Los sábados por la mañana, indefectiblemente, se embarcaba hacia Cayastá en un desvencijado vehículo que de no muy buena gana le proporcionaba la repartición correspondiente. Allá, en las ruinas de Santa Fe la Vieja, pasaba D. Agustín los fines de semana. Había allí una casa antigua y modesta de la que sólo ocupaba el dormitorio, amoblado como una celda monacal, con un ascético camastro, una mesa y algunas toscas bibliotecas todo, desde luego, pletórico de libros y papeles. Había rehusado desde el principio las comodidades modernas. No tenía luz eléctrica, ni gas, ni cocina, ni heladera ni nada que recordara el siglo XX. Sólo una vieja máquina de escribir, casi contemporánea de los fundadores.

El otro recinto que ocupaba era la cocina, separada de la casa por un patio de tierra. Se trataba de una precaria construcción con techumbre de paja, una mesa de tablones, un tocón de árbol para sentarse y un fogón para cocinar con leña. Tal como una casa del siglo XVII, donde yo creo que D. Agustín era verdaderamente feliz.

Debo recordar aquí a Manuel Alcántara, Manolo, quien por muchos años acompañó y asistió a D. Agustín en sus viajes a Cayastá. Manolo me honró con su amistad y yo quiero tributarle ahora mi admirativo y afectuoso recuerdo. era un hombre sencillo, de talento y sabiduría naturales, de mente despierta, ingeniosa y observadora, de alma noble y corazón esforzado y generoso. Su vida y su persona fueron siempre un ejemplo.
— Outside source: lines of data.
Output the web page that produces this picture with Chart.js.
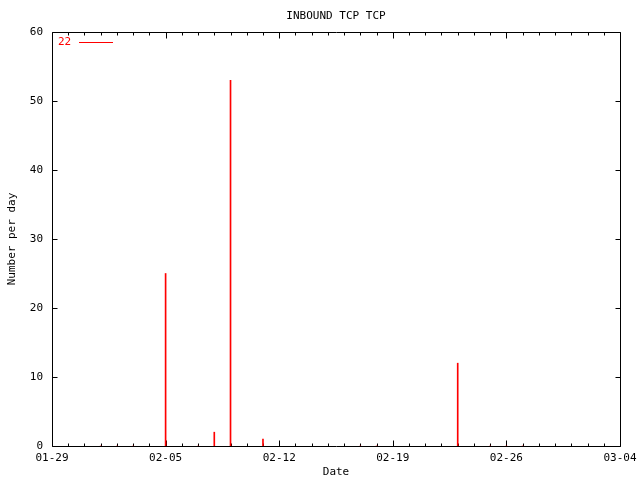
<!DOCTYPE html>
<html>
<head>
<meta charset="utf-8">
<script src="https://cdn.jsdelivr.net/npm/chart.js@4.4.0/dist/chart.umd.min.js"></script>
<style>
  html, body { margin: 0; padding: 0; background: #fff; }
  canvas { display: block; }
</style>
</head>
<body>
<canvas id="chart" width="640" height="480"></canvas>
<script>
// data: day offset from 01-29 -> count per day
const dayOffsets = [3, 4, 5, 7, 9, 10, 11, 13, 19, 20, 25, 27, 28, 29];
const counts     = [0, 0, 0, 25, 0, 2, 53, 1, 0, 0, 12, 0, 0, 0];
const dateLabels = ['01-29', '02-05', '02-12', '02-19', '02-26', '03-04'];
const seriesName = '22';

const FONT = { family: '"DejaVu Sans Mono", monospace', size: 11 };
const RED = '#ff0000';

const points = dayOffsets.map((d, i) => ({ x: d, y: counts[i] }));

// gnuplot style frame: border, inward ticks, title and key inside the plot
const gnuFrame = {
    id: 'gnuFrame',
    beforeDatasetsDraw(chart) {
        const { ctx, chartArea: a, scales } = chart;
        const L = Math.round(a.left) + 0.5, R = Math.round(a.right) + 0.5;
        const T = Math.round(a.top) + 0.5, B = Math.round(a.bottom) + 0.5;
        ctx.save();
        ctx.strokeStyle = '#000';
        ctx.lineWidth = 1;
        ctx.beginPath();
        ctx.rect(L, T, R - L, B - T);
        // x ticks every day, bigger every week
        for (let v = 0; v <= 35; v++) {
            const px = Math.round(scales.x.getPixelForValue(v)) + 0.5;
            const len = v % 7 === 0 ? 6 : 3;
            ctx.moveTo(px, B); ctx.lineTo(px, B - len);
            ctx.moveTo(px, T); ctx.lineTo(px, T + len);
        }
        for (let v = 0; v <= 60; v += 10) {
            const py = Math.round(scales.y.getPixelForValue(v)) + 0.5;
            ctx.moveTo(L, py); ctx.lineTo(L + 5, py);
            ctx.moveTo(R, py); ctx.lineTo(R - 5, py);
        }
        ctx.stroke();
        ctx.restore();
    },
    afterDraw(chart) {
        const { ctx, chartArea: a } = chart;
        ctx.save();
        // title
        ctx.font = `${FONT.size}px ${FONT.family}`;
        ctx.fillStyle = '#000';
        ctx.textAlign = 'center';
        ctx.textBaseline = 'middle';
        ctx.fillText('INBOUND TCP TCP', (a.left + a.right) / 2, 16);

        // key
        const ds = chart.data.datasets[0];
        ctx.fillStyle = ds.backgroundColor;
        ctx.textAlign = 'left';
        ctx.fillText(ds.label, a.left + 6, 42);
        ctx.strokeStyle = ds.backgroundColor;
        ctx.lineWidth = 1;
        ctx.beginPath();
        ctx.moveTo(a.left + 27, 42.5);
        ctx.lineTo(a.left + 61, 42.5);
        ctx.stroke();
        ctx.restore();
    }
};

new Chart(document.getElementById('chart'), {
    type: 'bar',
    data: {
        datasets: [{
            label: seriesName,
            data: points,
            backgroundColor: RED,
            borderWidth: 0,
            barThickness: 1,
            grouped: false
        }]
    },
    options: {
        responsive: false,
        animation: false,
        layout: { padding: { top: 32, right: 20, left: 0, bottom: 0 } },
        plugins: {
            legend: { display: false },
            title: { display: false },
            tooltip: { enabled: false }
        },
        scales: {
            x: {
                type: 'linear',
                min: 0,
                max: 35,
                offset: false,
                grid: { display: false, drawTicks: false, offset: false },
                border: { display: false },
                ticks: {
                    stepSize: 7,
                    autoSkip: false,
                    maxRotation: 0,
                    padding: 6,
                    color: '#000',
                    font: FONT,
                    callback: (v) => dateLabels[v / 7]
                },
                title: {
                    display: true,
                    text: 'Date',
                    color: '#000',
                    font: FONT,
                    padding: { top: 0, bottom: 1 }
                },
                afterFit: (s) => {
                    s.height = 34;
                    s.paddingLeft = 0;
                    s.paddingRight = 0;
                }
            },
            y: {
                min: 0,
                max: 60,
                grid: { display: false, drawTicks: false },
                border: { display: false },
                ticks: {
                    stepSize: 10,
                    padding: 9,
                    color: '#000',
                    font: FONT
                },
                title: {
                    display: true,
                    text: 'Number per day',
                    color: '#000',
                    font: FONT,
                    padding: { top: 6, bottom: 0 }
                },
                afterFit: (s) => { s.width = 52; }
            }
        }
    },
    plugins: [gnuFrame]
});
</script>
</body>
</html>
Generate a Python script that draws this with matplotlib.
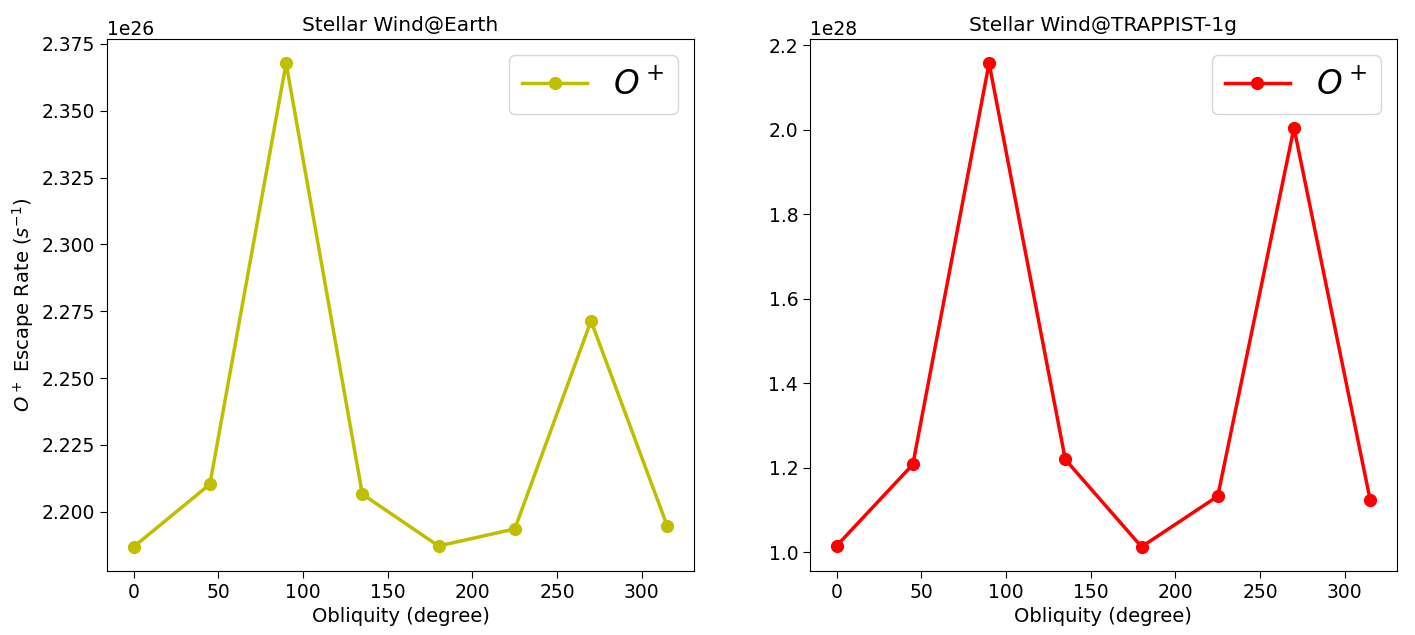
import matplotlib
matplotlib.use("Agg")
import matplotlib.pyplot as plt

# Obliquity angles (degree)
obliquity = [0, 45, 90, 135, 180, 225, 270, 315]

# O+ escape rates (s^-1)
earth_rate = [2.1869e26, 2.2103e26, 2.3678e26, 2.2066e26, 2.1872e26, 2.1936e26, 2.2714e26, 2.1947e26]
trappist_rate = [1.0148e28, 1.2075e28, 2.1580e28, 1.2193e28, 1.0125e28, 1.1324e28, 2.0050e28, 1.1230e28]

fig = plt.figure(figsize=(14.15, 6.35), dpi=100)
ax1 = fig.add_axes([0.0756, 0.1008, 0.4148, 0.8378])
ax2 = fig.add_axes([0.5724, 0.1008, 0.4148, 0.8378])

ax1.plot(obliquity, earth_rate, color="y", marker="o", linewidth=2.5, markersize=8.5, label=r"$O^+$")
ax1.set_title("Stellar Wind@Earth", fontsize=14.5)
ax1.set_xlabel("Obliquity (degree)", fontsize=14)
ax1.set_ylabel(r"$O^+$ Escape Rate ($s^{-1}$)", fontsize=14)
ax1.legend(fontsize=23.5, loc="upper right")

ax2.plot(obliquity, trappist_rate, color="r", marker="o", linewidth=2.5, markersize=8.5, label=r"$O^+$")
ax2.set_title("Stellar Wind@TRAPPIST-1g", fontsize=14.5)
ax2.set_xlabel("Obliquity (degree)", fontsize=14)
ax2.legend(fontsize=23.5, loc="upper right")

for ax in (ax1, ax2):
    ax.tick_params(labelsize=13.5, length=5)
    ax.yaxis.get_offset_text().set_fontsize(13.5)

plt.savefig("out.png")
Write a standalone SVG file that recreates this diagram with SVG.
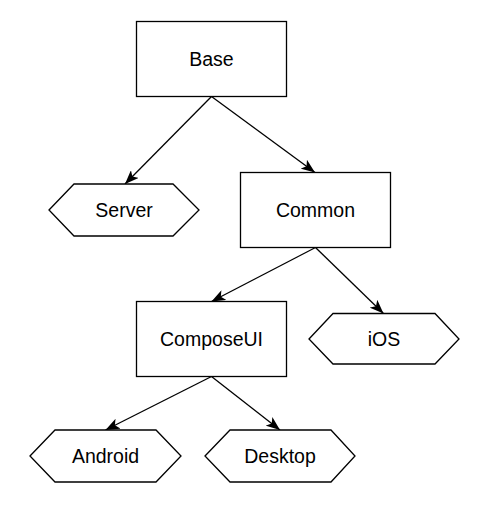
<svg xmlns="http://www.w3.org/2000/svg" width="502" height="508" viewBox="0 0 502 508">
<style>
.n{fill:#fff;stroke:#000;stroke-width:1.3}
.t{font-family:"Liberation Sans",Arial,sans-serif;font-size:19.5px;fill:#000;text-anchor:middle;dominant-baseline:central}
.e{fill:none;stroke:#000;stroke-width:1.3;marker-end:url(#arr)}
</style>
<defs>
<marker id="arr" markerUnits="userSpaceOnUse" viewBox="0 0 14 11" refX="14" refY="5.5" markerWidth="14" markerHeight="11" orient="auto">
<path d="M0,0 L14,5.5 L0,11 L3.5,5.5 Z" fill="#000"/>
</marker>
</defs>
<rect width="502" height="508" fill="#fff"/>
<g id="edges">
<line class="e" x1="211.5" y1="96.5" x2="125" y2="184"/>
<line class="e" x1="211.5" y1="96.5" x2="315" y2="172.5"/>
<line class="e" x1="315.5" y1="247.5" x2="211.5" y2="301.5"/>
<line class="e" x1="315.5" y1="247.5" x2="383.5" y2="313.5"/>
<line class="e" x1="211.5" y1="376.5" x2="105.5" y2="430"/>
<line class="e" x1="211.5" y1="376.5" x2="280" y2="430"/>
</g>
<g id="base"><rect class="n" x="136.5" y="21.5" width="150" height="75"/><text class="t" x="211.5" y="59">Base</text></g>
<g id="server"><polygon class="n" points="49,210 74,184 173,184 199,210 173,236 74,236"/><text class="t" x="124" y="210">Server</text></g>
<g id="common"><rect class="n" x="240.5" y="172.5" width="150" height="75"/><text class="t" x="315.5" y="210">Common</text></g>
<g id="composeui"><rect class="n" x="136.5" y="301.5" width="150" height="75"/><text class="t" x="211.5" y="339">ComposeUI</text></g>
<g id="ios"><polygon class="n" points="309,339 333,313.5 435,313.5 459,339 435,364 333,364"/><text class="t" x="384" y="339">iOS</text></g>
<g id="android"><polygon class="n" points="30,456 55,430 156,430 181,456 156,482 55,482"/><text class="t" x="105.5" y="456">Android</text></g>
<g id="desktop"><polygon class="n" points="205,456 230,430 331,430 355,456 331,482 230,482"/><text class="t" x="280" y="456">Desktop</text></g>
</svg>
Los viajes a Cayastá eran un viaje al siglo XVII, y aunque a Manolo no le resultaba ese siglo tan atractivo como a D. Agustín estaba sin duda bien equipado para sobrellevarlo. Hecho a la vida natural, gran pescador, se acomodaba a las estrecheces que eran la insignia del dueño de casa.

Los veo en algún anochecer de invierno dentro de la cocina donde el fuego arde en el fogón. Manolo ha pescado durante el día en el río que bordea las ruinas, y ahora el producto de la pesca se está asando sobre la parrilla o está hirviendo en la olla del guiso chupín. D. Agustín permanece sentado en su sillón de árbol mientras Manolo vigila el hornillo. Ambos conversan lacónicamente sobre "las postrimerías", que decía D. Agustín, o desgranan humoradas filosóficas. Son dos sabios iluminados por el reverbero trémulo de los tizones.


Regreso

El lunes, regreso a Santa Fe y a la mezcla de solicitaciones y actividades mañaneras.

A la tarde, en cambio, D. Agustín solía verla caer sentado en una silla baja en el vano del portón trasero del museo, mirando hacia el retazo de lago que se veía tras la barranca y el verde de los árboles circundantes.

Yo a veces, llegaba hasta allí y me detenía sin decir palabra detrás de D. Agustín. Me parecía ver que en aquella absorta contemplación de la naturaleza descansaba apaciblemente de todas las luchas, fatigas y dolores de la vida.



Notas:

(94) Horacio Caillet-Bois (h). Egresado del Colegio de la Inmaculada Concepción. Fue Secretario del Dr. Agustín Zapata Gollan en el Departamento de Estudios Etnográficos y Coloniales y Miembro Fundador del Centro de Estudios Hispanoamericanos.